Tuesday, June 10, 2025

Embers of the Hands: Hidden Histories of the Viking Age by Eleanor Barraclough - Book Review Five Stars

 

Book Review - Five Stars

Embers of the Hands: Hidden Histories of the Viking Age by Eleanor Barraclough

Excellent well-written and edited in-depth coverage of an era in history that ever after altered many generations to come. Worthy of more than five stars.

EXCERPTS:

Scandinavia as an interconnected cultural sphere involving other indigenous peoples who inhabited the peninsula. These groups did not necessarily share the same linguistic background or cultural practices as the Norse, and yet they were notable players in the Viking Age story. The most important of these were those known as Finnar by their Norse-speaking neighbors. They were the ancestors of Scandinavia’s modern-day Sámi population. For the most part, they were nomadic hunters and fishers with ready access to valuable Arctic furs and skins. Their primary territories ranged across the far north of what is now Norway, Sweden, Finland and Russia. Hailing from Arctic Norway, Ohthere himself made much of his wealth through trading with and collecting tribute from his neighbors. But the Norse–Sámi relationship was also characterized by intermarriage and cross-cultural influences. There is also archaeological evidence that the Sámi also operated in southern areas of Scandinavia.


Through the eighth century the north began to develop rapidly in new ways. Much of this had to do with money. After the economic slump that followed the fall of the Western Roman Empire, a new influx of silver coins spread into northern Europe, lubricating the wheels of trade. Already by the year 700, new trading centers had sprung up on both sides of the English Channel. There was Quentovic, near Boulogne on the French coast; Hamwic, just outside what is now Southampton; Lundenwic, an Anglo-Saxon trading port upriver of the old Roman city of Londinium, where Westminster now stands; and Dorestad near the mouth of the Rhine, in the modern Netherlands.

The importance of food production, it is no surprise that the basic unit of Viking Age society was the farmstead. The people who lived on it tended to be largely self-sufficient. They grew, fished or hunted whatever they could, bartering with neighbors or itinerant merchants for anything else.

Other necessities, such as textiles, tools and building materials, were also produced at or near home. Animals were exploited down to the last useful sinew. The majority of the population lived close to subsistence levels much of the time, although fluctuating between scarcity and abundance from season to season and year to year. Life was tough and unrelenting, kept up through physical effort in the face of an uncompromising natural environment.

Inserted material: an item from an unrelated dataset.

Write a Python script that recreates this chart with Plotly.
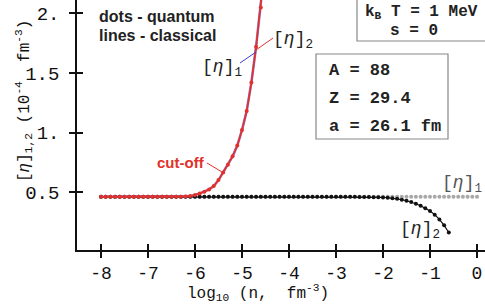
import plotly.graph_objects as go

# ---------------- data ----------------
log_n_classical = [-8.0, -7.9, -7.8, -7.7, -7.6, -7.5, -7.4, -7.3, -7.2, -7.1,
                   -7.0, -6.9, -6.8, -6.7, -6.6, -6.5, -6.4, -6.3, -6.2, -6.1,
                   -6.0, -5.9, -5.8, -5.7, -5.6, -5.5, -5.4, -5.3, -5.2, -5.1,
                   -5.0, -4.9, -4.8, -4.7, -4.6, -4.5]
eta2_classical = [0.46, 0.46, 0.46, 0.46, 0.46, 0.46, 0.46, 0.46, 0.46, 0.46,
                  0.46, 0.46, 0.46, 0.46, 0.46, 0.46, 0.46, 0.46, 0.462, 0.466,
                  0.475, 0.488, 0.503, 0.522, 0.55, 0.6, 0.665, 0.73, 0.8, 0.89,
                  1.02, 1.18, 1.42, 1.72, 2.05, 2.45]
eta1_classical = [0.46, 0.46, 0.46, 0.46, 0.46, 0.46, 0.46, 0.46, 0.46, 0.46,
                  0.46, 0.46, 0.46, 0.46, 0.46, 0.46, 0.46, 0.46, 0.462, 0.466,
                  0.475, 0.488, 0.503, 0.522, 0.55, 0.6, 0.665, 0.73, 0.8, 0.89,
                  1.02, 1.18, 1.42, 1.72, 2.05, 2.45]

log_n_quantum1 = [-8.0, -7.9, -7.8, -7.7, -7.6, -7.5, -7.4, -7.3, -7.2, -7.1,
                  -7.0, -6.9, -6.8, -6.7, -6.6, -6.5, -6.4, -6.3, -6.2, -6.1,
                  -6.0, -5.9, -5.8, -5.7, -5.6, -5.5, -5.4, -5.3, -5.2, -5.1,
                  -5.0, -4.9, -4.8, -4.7, -4.6, -4.5, -4.4, -4.3, -4.2, -4.1,
                  -4.0, -3.9, -3.8, -3.7, -3.6, -3.5, -3.4, -3.3, -3.2, -3.1,
                  -3.0, -2.9, -2.8, -2.7, -2.6, -2.5, -2.4, -2.3, -2.2, -2.1,
                  -2.0, -1.9, -1.8, -1.7, -1.6, -1.5, -1.4, -1.3, -1.2, -1.1,
                  -1.0, -0.9, -0.8, -0.7, -0.6, -0.5, -0.4, -0.3, -0.2, -0.1, 0.0]
eta1_quantum = [0.46, 0.46, 0.46, 0.46, 0.46, 0.46, 0.46, 0.46, 0.46, 0.46,
                0.46, 0.46, 0.46, 0.46, 0.46, 0.46, 0.46, 0.46, 0.46, 0.46,
                0.46, 0.46, 0.46, 0.46, 0.46, 0.46, 0.46, 0.46, 0.46, 0.46,
                0.46, 0.46, 0.46, 0.46, 0.46, 0.46, 0.46, 0.46, 0.46, 0.46,
                0.46, 0.46, 0.46, 0.46, 0.46, 0.46, 0.46, 0.46, 0.46, 0.46,
                0.46, 0.46, 0.46, 0.46, 0.46, 0.46, 0.46, 0.46, 0.46, 0.46,
                0.46, 0.46, 0.46, 0.46, 0.46, 0.46, 0.46, 0.46, 0.46, 0.46,
                0.46, 0.46, 0.46, 0.46, 0.46, 0.46, 0.46, 0.46, 0.46, 0.46, 0.46]

log_n_quantum2 = [-8.0, -7.9, -7.8, -7.7, -7.6, -7.5, -7.4, -7.3, -7.2, -7.1,
                  -7.0, -6.9, -6.8, -6.7, -6.6, -6.5, -6.4, -6.3, -6.2, -6.1,
                  -6.0, -5.9, -5.8, -5.7, -5.6, -5.5, -5.4, -5.3, -5.2, -5.1,
                  -5.0, -4.9, -4.8, -4.7, -4.6, -4.5, -4.4, -4.3, -4.2, -4.1,
                  -4.0, -3.9, -3.8, -3.7, -3.6, -3.5, -3.4, -3.3, -3.2, -3.1,
                  -3.0, -2.9, -2.8, -2.7, -2.6, -2.5, -2.4, -2.3, -2.2, -2.1,
                  -2.0, -1.9, -1.8, -1.7, -1.6, -1.5, -1.4, -1.3, -1.2, -1.1,
                  -1.0, -0.9, -0.8, -0.7, -0.6]
eta2_quantum = [0.46, 0.46, 0.46, 0.46, 0.46, 0.46, 0.46, 0.46, 0.46, 0.46,
                0.46, 0.46, 0.46, 0.46, 0.46, 0.46, 0.46, 0.46, 0.46, 0.46,
                0.46, 0.46, 0.46, 0.46, 0.46, 0.46, 0.46, 0.46, 0.46, 0.46,
                0.46, 0.46, 0.46, 0.46, 0.46, 0.46, 0.46, 0.46, 0.46, 0.46,
                0.46, 0.46, 0.46, 0.46, 0.46, 0.46, 0.46, 0.46, 0.46, 0.46,
                0.46, 0.46, 0.46, 0.46, 0.46, 0.459, 0.459, 0.458, 0.457, 0.456,
                0.455, 0.452, 0.448, 0.443, 0.436, 0.427, 0.416, 0.402, 0.385, 0.364,
                0.34, 0.31, 0.27, 0.22, 0.16]

x_ticks = [-8, -7, -6, -5, -4, -3, -2, -1, 0]
x_tick_labels = ["-8", "-7", "-6", "-5", "-4", "-3", "-2", "-1", "0"]
y_ticks = [0.5, 1.0, 1.5, 2.0]
y_tick_labels = ["0.5", "1.", "1.5", "2."]

# ---------------- figure ----------------
W, H = 485, 306
L, R, T, B = 77, 0, 0, 56
PW, PH = W - L - R, H - T - B

def px(xp):
    return (xp - L) / PW

def py(yp):
    return (T + PH - yp) / PH

RED = "#e2312b"
BLUE = "#3d3dd0"
MONO = "Courier New, Liberation Mono, monospace"
SANS = "Arial, Liberation Sans, sans-serif"

fig = go.Figure()

fig.add_trace(go.Scatter(x=log_n_quantum1, y=eta1_quantum, mode="markers",
                         marker=dict(color="#a8a8a8", size=4), showlegend=False))
fig.add_trace(go.Scatter(x=log_n_quantum2, y=eta2_quantum, mode="lines+markers",
                         line=dict(color="#111111", width=1.2),
                         marker=dict(color="#111111", size=4), showlegend=False))
fig.add_trace(go.Scatter(x=log_n_classical, y=eta1_classical, mode="lines",
                         line=dict(color=BLUE, width=2.6), opacity=0.6,
                         showlegend=False))
fig.add_trace(go.Scatter(x=log_n_classical, y=eta2_classical, mode="lines+markers",
                         line=dict(color=RED, width=1.8),
                         marker=dict(color=RED, size=4), showlegend=False))

# dummy trace for the inner-tick overlay axes
fig.add_trace(go.Scatter(x=[None], y=[None], xaxis="x2", yaxis="y2",
                         showlegend=False, hoverinfo="skip"))

xr = [-8.51, 0.17]
yr = [0.013, 2.113]
axfont = dict(family=MONO, size=19, color="#111")

fig.update_layout(
    width=W, height=H,
    margin=dict(l=L, r=R, t=T, b=B, pad=0),
    paper_bgcolor="white", plot_bgcolor="white",
    xaxis=dict(range=xr, showgrid=False, zeroline=False, showline=True,
               linecolor="#111", linewidth=1.5, ticks="outside", ticklen=6,
               tickwidth=1.5, tickcolor="#111", tickvals=x_ticks,
               ticktext=x_tick_labels, tickfont=dict(family=MONO, size=18, color="#111"),
               ticklabelstandoff=0),
    yaxis=dict(range=yr, showgrid=False, zeroline=False, showline=True,
               linecolor="#111", linewidth=1.5, ticks="outside", ticklen=6,
               tickwidth=1.5, tickcolor="#111", tickvals=y_ticks,
               ticktext=y_tick_labels, tickfont=axfont, ticklabelstandoff=6),
    xaxis2=dict(range=xr, overlaying="x", anchor="y2", showgrid=False,
                zeroline=False, showline=False, ticks="inside", ticklen=6,
                tickwidth=1.5, tickcolor="#111", tickvals=x_ticks,
                showticklabels=False, side="bottom"),
    yaxis2=dict(range=yr, overlaying="y", anchor="x2", showgrid=False,
                zeroline=False, showline=False, ticks="inside", ticklen=6,
                tickwidth=1.5, tickcolor="#111", tickvals=y_ticks,
                showticklabels=False, side="left"),
)

ann = []
def text(x, y, s, font, xanchor="center", yanchor="middle"):
    ann.append(dict(x=px(x), y=py(y), xref="paper", yref="paper", text=s,
                    showarrow=False, font=font, xanchor=xanchor, yanchor=yanchor))

# axis titles
ann.append(dict(x=px(11), y=py(101), xref="paper", yref="paper",
                text="[<i>η</i>]<sub>1,2</sub> (10<sup>-4</sup>  fm<sup>-3</sup>)",
                textangle=-90, showarrow=False,
                font=dict(family=MONO, size=16, color="#111")))
text(258, 293, "log<sub>10</sub> (n,  fm<sup>-3</sup>)",
     dict(family=MONO, size=16, color="#111"))

# legend-ish text
sans_b = dict(family=SANS, size=16, color="#222", weight="bold")
text(97, 17, "dots - quantum", sans_b, xanchor="left")
text(97, 35, "lines - classical", sans_b, xanchor="left")

# boxes
mono_b = dict(family=MONO, size=16, color="#222", weight="bold")
text(421, 12, "k<sub>B</sub> T = 1 MeV", mono_b)
text(414, 31, "s = 0", mono_b)
mono_b17 = dict(family=MONO, size=17, color="#222", weight="bold")
text(327, 70, "A = 88", mono_b17, xanchor="left")
text(327, 98, "Z = 29.4", mono_b17, xanchor="left")
text(327, 126, "a = 26.1 fm", mono_b17, xanchor="left")

# curve labels
lab = dict(family=MONO, size=18, color="#222")
text(222, 68, "[<i>η</i>]<sub>1</sub>", lab)
text(293, 40, "[<i>η</i>]<sub>2</sub>", lab)
text(462, 184, "[<i>η</i>]<sub>1</sub>", dict(family=MONO, size=18, color="#555"))
text(420, 230, "[<i>η</i>]<sub>2</sub>", lab)
text(181, 162, "cut-off", dict(family=SANS, size=15, color=RED, weight="bold"))

fig.update_layout(annotations=ann)

shapes = [
    dict(type="rect", xref="paper", yref="paper", x0=px(357), x1=px(487),
         y0=py(41), y1=py(-2), line=dict(color="#888", width=1.2)),
    dict(type="rect", xref="paper", yref="paper", x0=px(316), x1=px(448),
         y0=py(139), y1=py(54), line=dict(color="#888", width=1.2)),
    dict(type="line", xref="paper", yref="paper", x0=px(240), y0=py(63),
         x1=px(256), y1=py(52), line=dict(color=BLUE, width=1)),
    dict(type="line", xref="paper", yref="paper", x0=px(256), y0=py(50),
         x1=px(273), y1=py(38), line=dict(color=RED, width=1)),
    dict(type="line", xref="paper", yref="paper", x0=px(207), y0=py(163),
         x1=px(222), y1=py(172), line=dict(color=RED, width=1)),
]
fig.update_layout(shapes=shapes)

fig.write_html("out.html", config={"displayModeBar": False},
               post_script="document.body.style.margin='0';document.body.style.overflow='hidden';")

Their material world was one of wood, wool, flax, bone, stone, leather and antler, hand-wrought and fashioned, with metal a precious commodity to be treasured and recycled.


The Norse world converted to Christianity far later than most of northern Europe. This means we have far more information about their pre-Christian beliefs and practices than, say, those of Anglo-Saxon England before the conversion. But on the other hand, this can lull us into a false sense of security. We need to remember that our written descriptions of Norse pagan practices and beliefs come from outside the system. Texts from the Viking Age itself were written by Christian or Islamic writers from other parts of the medieval world. They tended to be openly repulsed by whatever they deemed ‘pagan’, and reluctant or unable to understand it on its own terms. Later texts from within the Norse sphere itself were written well after the conversion to Christianity. This makes it difficult to know whether these accounts actually reflect what people did, said or believed centuries earlier.


There are times when love and lust lead to sex. There are times when sex leads to pregnancy, and times when it doesn’t. And both outcomes can prompt a range of emotions, from the very good to the very bad. Every single human living in the Viking Age was there because of sex and pregnancy. But it’s extraordinarily hard to find evidence of the experience of pregnancy, with all its complex emotions and potential outcomes, in either the written or the material record. Partly, this is a consequence of the fact that, if you had a womb, you probably didn’t have much of a voice in the official records, and so that limits the types of evidence available to us.